Ça ne veut pas dire que ça va changer, mais si je parviens à séparer utilement idées, vouloir et action, et à reconnaître à chaque fois le domaine dans lequel je me trouve, sans chercher l’impossible (parce que ce n’est pas possible de méditer sur Nietzsche en jouant au baby-foot, et cela ado je le savais pourtant bien ; quoiqu’éventuellement, une petite peut venir, comme Weber lorsqu’enfin il se reposait cigare canapé, et alors hop ! en stock), cela pourrait m’aider.

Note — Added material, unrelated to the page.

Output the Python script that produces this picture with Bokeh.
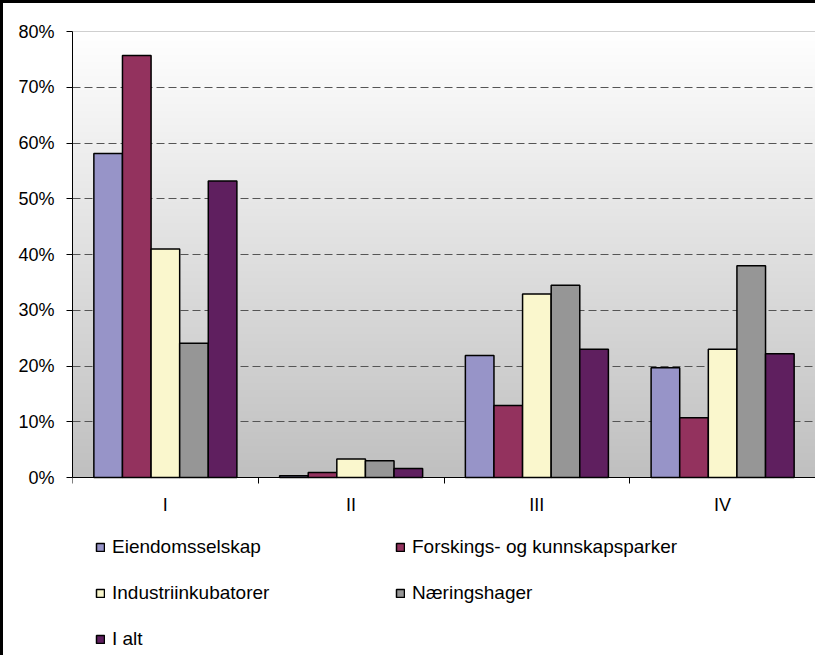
import numpy as np
from bokeh.plotting import figure
from bokeh.models import Range1d, FixedTicker, PrintfTickFormatter, Legend, LegendItem
from bokeh.embed import file_html
from bokeh.resources import INLINE

# ---- data ----
categories = ["I", "II", "III", "IV"]
series_names = ["Eiendomsselskap", "Forskings- og kunnskapsparker",
                "Industriinkubatorer", "Næringshager", "I alt"]
eiendomsselskap = [58.1, 0.3, 21.9, 19.7]
forskingsparker = [75.7, 0.9, 12.9, 10.7]
industriinkubatorer = [41.0, 3.3, 32.9, 23.0]
naeringshager = [24.1, 3.0, 34.5, 38.0]
i_alt = [53.2, 1.6, 23.0, 22.2]
y_ticks = [0, 10, 20, 30, 40, 50, 60, 70, 80]
colors = ["#9794c8", "#93325e", "#faf7cd", "#969696", "#5f1f5f"]

series = [eiendomsselskap, forskingsparker, industriinkubatorer, naeringshager, i_alt]

# ---- layout constants ----
FONT = "Liberation Sans"
BORDER = 3
LEFT, TOP = 69, 28
FRAME_W, FRAME_H = 743, 624
PLOT_H = 446                      # pixels spanned by the value axis (0..80)
px_per_unit = PLOT_H / (y_ticks[-1] - y_ticks[0])
y_min = y_ticks[-1] - FRAME_H / px_per_unit   # frame extends below 0 to hold the legend

p = figure(frame_width=FRAME_W, frame_height=FRAME_H,
           x_range=Range1d(0, len(categories)),
           y_range=Range1d(y_min, y_ticks[-1]),
           output_backend="svg", toolbar_location=None,
           min_border_left=LEFT, min_border_right=0,
           min_border_top=TOP, min_border_bottom=0)
p.title.visible = False
p.styles = {"border-left": f"{BORDER}px solid black", "border-top": f"{BORDER}px solid black"}

# gradient background of the plot area (white at top -> light gray at bottom)
rows = 128
g = np.linspace(192, 255, rows).astype(np.uint8)
img = np.empty((rows, 1), dtype=np.uint32)
view = img.view(dtype=np.uint8).reshape((rows, 1, 4))
view[:, 0, 0] = g
view[:, 0, 1] = g
view[:, 0, 2] = g
view[:, 0, 3] = 255
p.image_rgba(image=[img], x=0, y=y_ticks[0], dw=len(categories),
             dh=y_ticks[-1] - y_ticks[0], level="image")

# plot-area box (top and right edges visible)
p.quad(left=0, right=len(categories), bottom=y_ticks[0], top=y_ticks[-1],
       fill_color=None, line_color="#a0a0a0", line_width=1, level="underlay")

# bars
bw = 0.154
renderers = []
for j, vals in enumerate(series):
    xs = [i + 0.5 + (j - 2) * bw for i in range(len(categories))]
    r = p.vbar(x=xs, top=vals, bottom=0, width=bw, fill_color=colors[j],
               line_color="black", line_width=1.5)
    renderers.append(r)

# axes
p.xaxis.fixed_location = 0
p.xaxis.ticker = FixedTicker(ticks=[i + 0.5 for i in range(len(categories))],
                             minor_ticks=list(range(len(categories) + 1)))
p.xaxis.major_label_overrides = {i + 0.5: c for i, c in enumerate(categories)}
p.xaxis.major_tick_out = 0
p.xaxis.major_tick_in = 0
p.xaxis.minor_tick_out = 6
p.xaxis.minor_tick_in = 0
p.xaxis.minor_tick_line_color = "black"
p.xaxis.major_label_standoff = 11

p.yaxis.bounds = (y_ticks[0], y_ticks[-1])
p.yaxis.ticker = FixedTicker(ticks=y_ticks)
p.yaxis.formatter = PrintfTickFormatter(format="%d%%")
p.yaxis.major_tick_out = 6
p.yaxis.major_tick_in = 0
p.yaxis.minor_tick_out = 0
p.yaxis.minor_tick_in = 0
p.yaxis.major_label_standoff = 12

for ax in (p.xaxis, p.yaxis):
    ax.axis_line_color = "black"
    ax.major_tick_line_color = "black"
    ax.major_label_text_font = FONT
    ax.major_label_text_font_size = "18px"
    ax.major_label_text_color = "black"

p.xgrid.visible = False
p.ygrid.ticker = FixedTicker(ticks=y_ticks[1:-1])
p.ygrid.grid_line_color = "#555555"
p.ygrid.grid_line_dash = "8 4"
p.ygrid.grid_line_width = 1

p.outline_line_color = None
p.background_fill_color = "white"
p.border_fill_color = "white"

# legend: 2 columns, row-major, inside the (extended) frame below the axis
leg = Legend(items=[LegendItem(label=n, renderers=[r]) for n, r in zip(series_names, renderers)],
             orientation="horizontal", ncols=2, location=(23, 5))
leg.glyph_width = 10
leg.glyph_height = 10
leg.label_standoff = 7
leg.label_width = 259
leg.spacing = 24
leg.padding = 0
leg.margin = 0
leg.border_line_color = None
leg.background_fill_alpha = 0
leg.label_text_font = FONT
leg.label_text_font_size = "19px"
leg.label_text_color = "black"
leg.label_height = 22
p.add_layout(leg)

open("out.html", "w").write(file_html(p, INLINE))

Oui, je sais, je suis comme tout le monde. « Mais au moins, voyez-vous, j’ai ma narration propre », comme dit Delaume. Enfin, pas tout à fait n’est-ce pas, il me faut déjà en construire les bases, ces satanées bases qui sont sans cesse détruites. Trouver le vide à nouveau et ne pas le perdre, ensuite le yi (l’intention), et puis aussi ne pas disperser mon énergie. Il va de soi que cette leçon m’aurait laissé totalement indifférent si je n’avais déjà cela en moi, ressenti.

Se faire porter par des flux et pourtant agir au sein d’eux, ce n’est pas aboutir à des crises de toutes sortes, ce que nous autres européens savons si bien faire. Car pour qu’il y ait crise, il faut regarder « un peu plus loin que le bout de son nez », et si un chinois regarde un peu plus loin que le bout de son nez, ce n’est pas pour regarder devant lui, mais où vont les flux qui le portent. Il ne faut donc pas penser à la fin, ce qui revient à se laisser porter ici maintenant, sans plus de contrôle, ou plutôt de vigilance, d’éveil, de notre part, et à jouir tout au long de la non-fuite pendant laquelle nous ne trouvons bien évidemment aucune arme (mais des médicaments, peut-être). Dès que j’arrive à quelque chose, un enclenchement se fait, qui m’extrait du monde, et je continue à tourner sur ce cran, comme si mon écharpe s’était prise dans un maillon d’une roue qui devenue folle me faisait tourner à toute vitesse, et que c’était exactement ce que je cherchais ; le lapsus « écharpe », rendant impossible la situation sans que je meurs rapidement, montre bien ce qu’il y a derrière : la recherche de la mort, grande ou petite, sous toutes ses formes, la « jouissance » sous toutes ses formes constamment renouvelée. Pour cela, trouver un cran, s’y arrêter en regardant plus loin que le bout de notre nez, et ne pas s’abstraire de la situation, qui nous dépasse, trop rapide, et nous porte, on est emmené, transporté, par le dispositif sans plus pouvoir jouer — c’est pourquoi aussi, dans ce sens, c’est la question de la confiance qui importe, pour suivre Emmanuel Belin, mais que pour autant qu’elle est corrélée à sa constitution en tant que sujet, maître de lui-même ou au contraire « jouisseur » : il ne s’agit donc pas d’une aliénation zombie au dispositif, d’une dépossession de soi. Bref, ne pas se faire emporter mais rester éveillé. (Et je ne parle même pas que je ne fais jamais que ce que j’ai envie [ou alors abandonne toute envie pour obéir à mon environnement, le plus souvent social, étant le seul à pouvoir garantir une confiance relative, en dehors des mécanismes de captation sophistiqués comme les bons jeux vidéo].)